ConVoice achieves near SOTA results: zero-shot naturalness MOS 3.72–3.72, speaker similarity MOS 2.93–2.88 (Hub/Spoke), and RTF ≈ 0.011 s per 3.5 s audio (excluding vocoder) (Rebryk et al., 2020).

4. Advantages, Limitations, and Optimization Trade-offs

Strengths of architectures like ConVoice include fully convolutional decoders (allowing infinite input length, constant memory, and parallelization) and true zero-shot generalization (no per-speaker lookups or training required). These properties make the model amenable to real-time low-latency deployment.

Limitations:

• Decreased speaker similarity in the pure zero-shot setting compared to fine-tuned or autoregressive baselines.
• Residual background noise in outputs, which is mitigated by fine-tuning or using improved vocoders.
• Vocoder (WaveGlow) accounts for the majority of inference cost; lighter alternatives (WaveFlow, SqueezeWave) are recommended.

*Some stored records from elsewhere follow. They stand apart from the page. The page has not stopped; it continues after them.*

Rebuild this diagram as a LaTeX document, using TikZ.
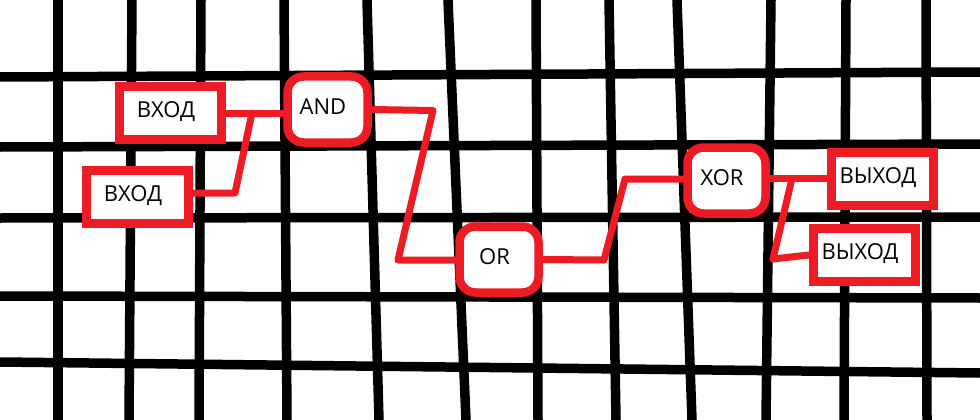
\documentclass[tikz,border=0pt]{standalone}
\usepackage{fontspec}
\setmainfont{Open Sans}
\definecolor{pred}{RGB}{237,28,36}
\begin{document}
\begin{tikzpicture}[x=1pt,y=-1pt,
  gridline/.style={line width=9.5pt, black},
  wire/.style={line width=7pt, pred, line join=round, line cap=round},
  txt/.style={font=\fontsize{22}{25}\selectfont, text height=15.5pt, text depth=0pt, inner sep=0pt},
  rbox/.style={draw=pred, line width=9pt, fill=white, minimum width=102pt, minimum height=53pt, inner sep=0pt},
  gate/.style={draw=pred, line width=8.5pt, fill=white, rounded corners=16pt, minimum width=80pt, minimum height=66pt, inner sep=0pt},
  lab/.style={label={[txt,xshift=-4.5pt,yshift=3pt]center:#1}}]
\useasboundingbox (0,0) rectangle (980,420);
\fill[white] (0,0) rectangle (980,420);
% grid
\draw[gridline] (0,77) -- (980,72);
\draw[gridline] (0,147) -- (980,144);
\draw[gridline] (0,218) -- (980,217);
\draw[gridline] (0,296) -- (980,298);
\draw[gridline] (0,362) -- (980,373);
\draw[gridline] (58,0) -- (58,420);
\draw[gridline] (132,0) -- (129,420);
\draw[gridline] (201,0) -- (199,420);
\draw[gridline] (284,0) -- (287,420);
\draw[gridline] (367,0) -- (379,420);
\draw[gridline] (448,0) -- (466,420);
\draw[gridline] (536,0) -- (538,420);
\draw[gridline] (609,0) -- (616,420);
\draw[gridline] (677,0) -- (692,420);
\draw[gridline] (771,0) -- (766,420);
\draw[gridline] (846,0) -- (844,420);
\draw[gridline] (926,0) -- (927,420);
% boxes
\node[rbox, lab=ВХОД] (in1) at (170.5,113) {};
\node[rbox, lab=ВХОД] (in2) at (137.5,197) {};
\node[gate, lab=AND] (and) at (327.5,109.5) {};
\node[gate, minimum width=79pt, lab=OR] (or) at (499,259.5) {};
\node[gate, minimum width=78pt, lab=XOR] (xor) at (726.5,180.5) {};
\node[rbox, lab=ВЫХОД] (out1) at (882.5,178.5) {};
\node[rbox, lab=ВЫХОД] (out2) at (864.5,255) {};
% wire points
\coordinate (j1) at (252,113);
\coordinate (k1) at (235,193);
\coordinate (a1) at (433,110.5);
\coordinate (a2) at (398,260);
\coordinate (o1) at (604,260);
\coordinate (o2) at (625,179);
\coordinate (b1) at (792,178.5);
\coordinate (b2) at (773,259);
% wires
\draw[wire] (in1.east) -- (in1.east -| and.west);
\draw[wire] ([yshift=4pt]in2.east) -- (k1) -- (j1);
\draw[wire] (and.east) -- (a1) -- (a2) -- (a2 -| or.west);
\draw[wire] (or.east) -- (o1) -- (o2) -- (o2 -| xor.west);
\draw[wire] (xor.east |- out1.west) -- (out1.west);
\draw[wire] (b1) -- (b2) -- (out2.west);
\end{tikzpicture}
\end{document}
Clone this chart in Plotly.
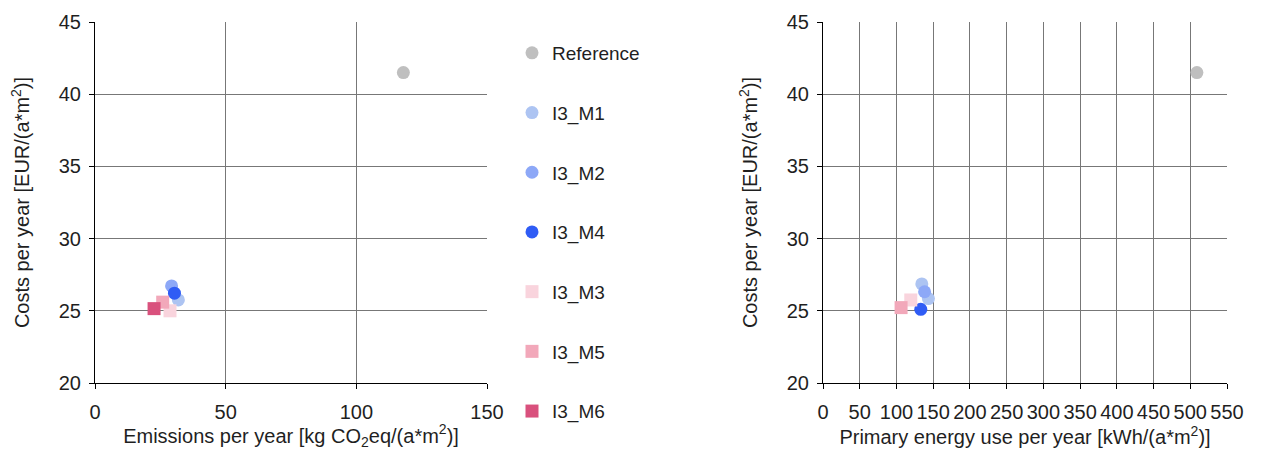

Trade-offs center on the balance between non-autoregressive design (for speed and scalability) and the ultimate fidelity in speaker-specific synthesis (Rebryk et al., 2020).

5. Extensions and Deployment Considerations

Zero-shot frameworks support a wide gamut of applications:

• Voice conversion and personalization: Real-time speaker adaptation for dialogue systems, gaming, accessibility, and privacy-preserving communication.
• Scalability and deployment: Convolutional architectures with <12 M parameters run comfortably on commodity devices; latency benchmarks demonstrate real-time or super-real-time synthesis.
• Fine-tuning: While zero-shot is always available, multi-minute fine-tuning quickly closes the gap in speaker similarity and output naturalness and is supported for demanding applications.

For optimal synthesis—especially in noisy or low-resource settings—preprocessing and averaging of speaker embeddings over multiple reference windows is essential. The modular nature allows rapid replacement or upgrade of speaker encoders or vocoders as newer techniques emerge.

6. Perspective and Future Directions

Zero-shot voice cloning has catalyzed new privacy, security, and ethical questions around vocal identity. The technical goal of high-fidelity, unconstrained voice conversion is in tension with control mechanisms for watermarking and adversarial defense. Ongoing research investigates more expressive speaker representations, robust adaptation to noisy audio, and improved decoders.

The ConVoice architecture directly prefigures later developments in high-speed, non-autoregressive cloning, confirming that strong disentanglement—via frozen content and speaker encoders and convolutional decoders—remains a highly competitive paradigm for zero-shot TTS (Rebryk et al., 2020). Future research is poised to further improve synthesis quality, robustness, and flexibility by integrating advanced pre-trained models and exploring hybrid architectures.